Posted on Posted in Bedford, Buying, Concord, Lexington, Lincoln, Market News, Marketing & Selling, Sudbury, Wayland, Weston

There are still only 12 houses on the market in Lincoln. That is extraordinarily low inventory, which has meant higher than expected offer prices for those houses that have come onto the market this spring. There is so little on the market, and what there is makes new listings look SO GOOD, but it is hard to know how long this seller’s market will last. Well, it’ll last until ten or more houses come on and don’t sell immediately. For comparison, last year on March 27, there were 20 houses on the market, and the year before there were 18.

In Wayland, the same thing is happening, with only 17 houses on the market. Exactly a year ago (3/27/17) there were 22, and two years ago, there were 42.

Similarly in Sudbury, there are 46 houses on the market right now, compared with 57 last year at this time. In 2016 there were 62.

Even Weston, which rarely follows the same rules that seem to apply to other markets (insofar as their prices are higher even though houses take longer to sell), has 61 houses on right now, compared with in 97 on March 27, 2017 and 104 in 2016.
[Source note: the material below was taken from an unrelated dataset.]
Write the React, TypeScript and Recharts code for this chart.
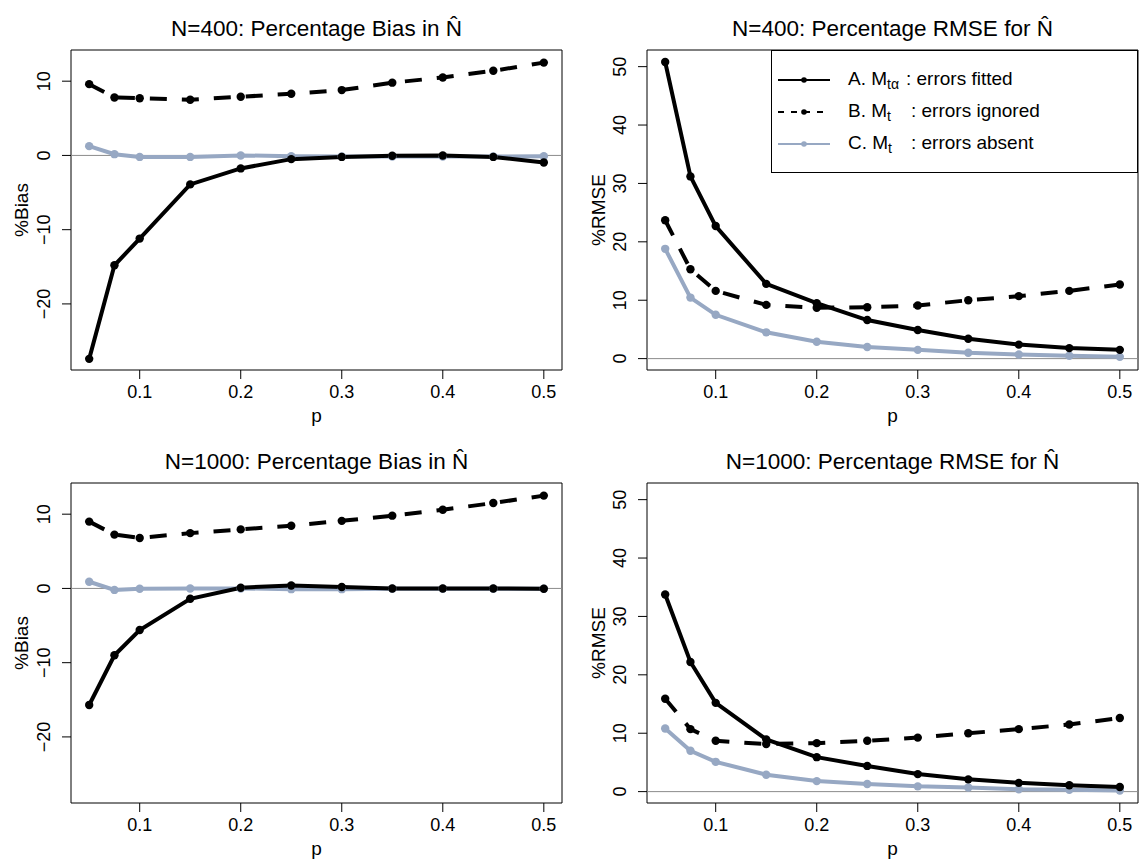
import React from "react"
import {
  LineChart,
  Line,
  XAxis,
  YAxis,
  ReferenceLine,
  ReferenceArea,
} from "recharts"

// p values on the x axis
const pValues = [0.05, 0.075, 0.1, 0.15, 0.2, 0.25, 0.3, 0.35, 0.4, 0.45, 0.5]
const xTicks = [0.1, 0.2, 0.3, 0.4, 0.5]

// N=400, percentage bias
const bias400Fitted = [-27.4, -14.8, -11.2, -3.9, -1.75, -0.5, -0.2, -0.05, 0, -0.2, -0.95]
const bias400Ignored = [9.6, 7.8, 7.7, 7.5, 7.9, 8.3, 8.8, 9.8, 10.5, 11.4, 12.5]
const bias400Absent = [1.25, 0.17, -0.2, -0.2, 0, -0.1, -0.15, -0.15, -0.15, -0.15, -0.1]

// N=400, percentage RMSE
const rmse400Fitted = [50.8, 31.2, 22.7, 12.8, 9.5, 6.6, 4.9, 3.4, 2.4, 1.8, 1.5]
const rmse400Ignored = [23.7, 15.3, 11.6, 9.2, 8.7, 8.8, 9.1, 10.0, 10.7, 11.6, 12.7]
const rmse400Absent = [18.8, 10.45, 7.5, 4.5, 2.9, 2.0, 1.5, 1.0, 0.7, 0.5, 0.3]

// N=1000, percentage bias
const bias1000Fitted = [-15.7, -9.0, -5.6, -1.4, 0.1, 0.4, 0.2, 0, 0, 0, -0.05]
const bias1000Ignored = [9.0, 7.25, 6.8, 7.45, 7.95, 8.45, 9.1, 9.8, 10.6, 11.5, 12.5]
const bias1000Absent = [0.9, -0.2, -0.05, 0, 0, -0.1, -0.1, -0.05, -0.05, -0.05, -0.05]

// N=1000, percentage RMSE
const rmse1000Fitted = [33.75, 22.2, 15.2, 8.95, 5.9, 4.4, 3.0, 2.1, 1.5, 1.1, 0.8]
const rmse1000Ignored = [15.9, 10.7, 8.7, 8.15, 8.3, 8.7, 9.25, 10.0, 10.7, 11.5, 12.6]
const rmse1000Absent = [10.8, 7.0, 5.1, 2.9, 1.8, 1.3, 0.9, 0.7, 0.4, 0.3, 0.2]

const biasTicks = [-20, -10, 0, 10]
const rmseTicks = [0, 10, 20, 30, 40, 50]
const biasDomain = [-28.9, 14.2]
const rmseDomain = [-1.95, 52.85]
const xDomain = [0.032, 0.518]

const FONT = '"Liberation Sans", Arial, Helvetica, sans-serif'
const GREY = "#97a8c3"

function buildRows(fitted: number[], ignored: number[], absent: number[]) {
  return pValues.map((p, i) => ({ p, fitted: fitted[i], ignored: ignored[i], absent: absent[i] }))
}

// R prints a real minus sign
const fmt = (v: number) => String(v).replace("-", "\u2212")

const YTick = (props: any) => {
  const { x, y, payload } = props
  return (
    <text
      transform={`translate(${x},${y}) rotate(-90)`}
      textAnchor="middle"
      fontSize={18}
      fontFamily={FONT}
      fill="#000"
    >
      {fmt(payload.value)}
    </text>
  )
}

function Panel({ left, top, rows, yDomain, yTicks }: any) {
  return (
    <div style={{ position: "absolute", left, top }}>
      <LineChart
        width={572}
        height={430}
        data={rows}
        margin={{ top: 50, right: 10, left: 0, bottom: 10 }}
      >
        <XAxis
          dataKey="p"
          type="number"
          domain={xDomain}
          ticks={xTicks}
          allowDataOverflow
          height={50}
          axisLine={false}
          tickLine={{ stroke: "#000" }}
          tickSize={9}
          tickMargin={6}
          tick={{ fill: "#000", fontSize: 18, fontFamily: FONT }}
        />
        <YAxis
          type="number"
          domain={yDomain}
          ticks={yTicks}
          allowDataOverflow
          width={71}
          axisLine={false}
          tickLine={{ stroke: "#000" }}
          tickSize={9}
          tickMargin={12}
          tick={<YTick />}
        />
        <ReferenceLine y={0} stroke="#8c8c8c" strokeWidth={1} />
        <Line
          dataKey="absent"
          stroke={GREY}
          strokeWidth={4}
          dot={{ r: 4.2, fill: GREY, stroke: "none" }}
          isAnimationActive={false}
        />
        <Line
          dataKey="ignored"
          stroke="#000"
          strokeWidth={4}
          strokeDasharray="17 15"
          dot={{ r: 4.2, fill: "#000", stroke: "none", strokeDasharray: "0" }}
          isAnimationActive={false}
        />
        <Line
          dataKey="fitted"
          stroke="#000"
          strokeWidth={4}
          dot={{ r: 4.2, fill: "#000", stroke: "none" }}
          isAnimationActive={false}
        />
        <ReferenceArea
          x1={xDomain[0]}
          x2={xDomain[1]}
          y1={yDomain[0]}
          y2={yDomain[1]}
          fill="none"
          stroke="#000"
          strokeWidth={1}
          fillOpacity={0}
        />
      </LineChart>
    </div>
  )
}

const titles = [
  { x: 316.5, y: 36, text: "N=400: Percentage Bias in N\u0302" },
  { x: 892.5, y: 36, text: "N=400: Percentage RMSE for N\u0302" },
  { x: 316.5, y: 469, text: "N=1000: Percentage Bias in N\u0302" },
  { x: 892.5, y: 469, text: "N=1000: Percentage RMSE for N\u0302" },
]

function LegendSample({ dashed, color }: any) {
  return (
    <svg width={56} height={12} style={{ position: "absolute", left: 4, top: -6 }}>
      <line
        x1={2}
        x2={54}
        y1={6}
        y2={6}
        stroke={color}
        strokeWidth={2}
        strokeDasharray={dashed ? "6 7" : undefined}
      />
      <circle cx={28} cy={6} r={2.8} fill={color} />
    </svg>
  )
}

function LegendBox() {
  const rowStyle: React.CSSProperties = { position: "absolute", left: 0, width: "100%", height: 0 }
  const textStyle: React.CSSProperties = {
    position: "absolute",
    top: -12,
    fontSize: 19,
    fontFamily: FONT,
    lineHeight: "22px",
    whiteSpace: "nowrap",
    color: "#000",
  }
  const sub: React.CSSProperties = { fontSize: 14, verticalAlign: -4, lineHeight: 0 }
  const rows = [
    { y: 29, color: "#000", dashed: false, lab: "A. M", sub: "t\u03b1", colonX: 134, rest: ": errors fitted" },
    { y: 61, color: "#000", dashed: true, lab: "B. M", sub: "t", colonX: 139, rest: ": errors ignored" },
    { y: 93, color: GREY, dashed: false, lab: "C. M", sub: "t", colonX: 139, rest: ": errors absent" },
  ]
  return (
    <div
      style={{
        position: "absolute",
        left: 771,
        top: 50,
        width: 367,
        height: 123,
        border: "1px solid #000",
        boxSizing: "border-box",
        background: "#fff",
      }}
    >
      {rows.map((r) => (
        <div key={r.lab} style={{ ...rowStyle, top: r.y }}>
          <LegendSample dashed={r.dashed} color={r.color} />
          <span style={{ ...textStyle, left: 76 }}>
            {r.lab}
            <span style={sub}>{r.sub}</span>
          </span>
          <span style={{ ...textStyle, left: r.colonX }}>{r.rest}</span>
        </div>
      ))}
    </div>
  )
}

export default function App() {
  return (
    <div
      style={{
        position: "absolute",
        left: 0,
        top: 0,
        width: 1144,
        height: 863,
        overflow: "hidden",
        background: "#fff",
      }}
    >
      <Panel left={0} top={0} rows={buildRows(bias400Fitted, bias400Ignored, bias400Absent)} yDomain={biasDomain} yTicks={biasTicks} />
      <Panel left={576} top={0} rows={buildRows(rmse400Fitted, rmse400Ignored, rmse400Absent)} yDomain={rmseDomain} yTicks={rmseTicks} />
      <Panel left={0} top={433} rows={buildRows(bias1000Fitted, bias1000Ignored, bias1000Absent)} yDomain={biasDomain} yTicks={biasTicks} />
      <Panel left={576} top={433} rows={buildRows(rmse1000Fitted, rmse1000Ignored, rmse1000Absent)} yDomain={rmseDomain} yTicks={rmseTicks} />
      <svg
        width={1144}
        height={863}
        style={{ position: "absolute", left: 0, top: 0, pointerEvents: "none" }}
        fontFamily={FONT}
      >
        {titles.map((t) => (
          <text key={t.text} x={t.x} y={t.y} textAnchor="middle" fontSize={22.5} fill="#000">
            {t.text}
          </text>
        ))}
        <text x={316.5} y={422} textAnchor="middle" fontSize={19}>p</text>
        <text x={892.5} y={422} textAnchor="middle" fontSize={19}>p</text>
        <text x={316.5} y={855} textAnchor="middle" fontSize={19}>p</text>
        <text x={892.5} y={855} textAnchor="middle" fontSize={19}>p</text>
        <text transform="translate(28,210) rotate(-90)" textAnchor="middle" fontSize={19}>%Bias</text>
        <text transform="translate(28,643) rotate(-90)" textAnchor="middle" fontSize={19}>%Bias</text>
        <text transform="translate(605,210) rotate(-90)" textAnchor="middle" fontSize={19}>%RMSE</text>
        <text transform="translate(605,643) rotate(-90)" textAnchor="middle" fontSize={19}>%RMSE</text>
      </svg>
      <LegendBox />
    </div>
  )
}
Carlisle has not seen much change, last year there were 21 and this year there are 23 on the market on March 27.

Bedford is slowing a bit compared with last year at this moment with 15 on right now, compared with 11 last year and 24 the year before.

Lexington hasn’t seen a huge decline relative to 2016 which on March 27th had 53 houses on the market and 2017 which had 52, at this moment there are 43 houses on the market.

Concord has the reverse trend, with 81 houses on the market today. That is up substantially from 51 on this date in 2017 and 61 in 2016.

Lexington has a median house list price right now of $1.8M, which is higher than Concord’s $1.68, though last year, it was reversed with Concord’s median list price at $1.75 compared to Lexington’s $1.69m. It would appear Concord has shifted into buyers’ market territory, leaving its neighbors behind.